This last week I kept taking the next step, and then the next, in regard to my Serenity-Cards.com endeavors, and the local marketing of the cards too. (Oh, man! I used the “m” word and I didn’t fall apart into a thousand pieces or see lightning or anything!) Interspersed amongst work for clients, I am involved in the process of designing gift items to feature on that site as well as the cards. This is a labor of love, and so the ideas are flying.

Still, at the same time, as an artist, I seek balance. My natural tendency in design is asymmetrical balance. I thoroughly enjoy taking several disparate components, and fitting them together in a way that “balances.” It is a visceral response in my being, inherent in my personal sensibilities. I’ve taken and taught many classes that discussed things such as composition and design principles, yet this core aesthetic is more base than anything I’ve learned in school or otherwise. It’s like the way the body naturally seeks homeostasis – things just need to be balanced.

Nature has that kind of balance. You look around a meadow, a forest, or a mountain, and you can easily perceive the natural order and beauty. There may be near perfect symmetry in an individual component of the whole composition, but not in the big picture. Nature doesn’t put one tree on this side of the valley, and the same size and shaped tree in the same place on the other side of the valley. Still, it always balances out, even when perfectly imbalanced.
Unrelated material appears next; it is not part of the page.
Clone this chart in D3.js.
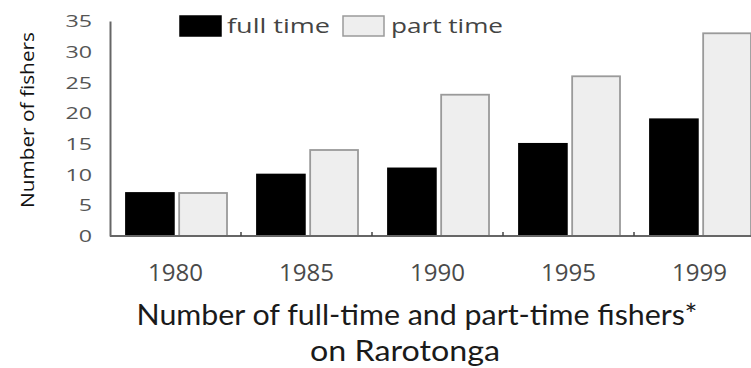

I seek that same balance, that same beauty in my life. Being self-employed, I have a tendency to overwork… a lot. If I don’t think about it, I can easily slip into a schedule that doesn’t really support my total well-being. When I realize that I have been sitting at the computer for 12 hours straight, it is time to awaken to other activities which support my other aspects.

This month, I took on a new activity in support of that balance. I once again started painting with a friend, painting purely for the joy of entertaining the Muse. There is something very fulfilling about sharing that activity with another artist. I bounce off her ideas, and she off mine. The synergistic effect on our artwork is energizing and fulfilling. This time, instead of painting side by side however, we are doing an asymmetric experiment.

My friend lives a long way from here, so she mailed me 4 painting “starts,” and I am doing the same for her. When we have moved them along to a point that we feel is momentarily “balanced,” then we will send them back to the other to either simply work on again, or complete. I have visions of a “teeter-totter” show that will display in both our cities. I suspect it will fuel my sensibility.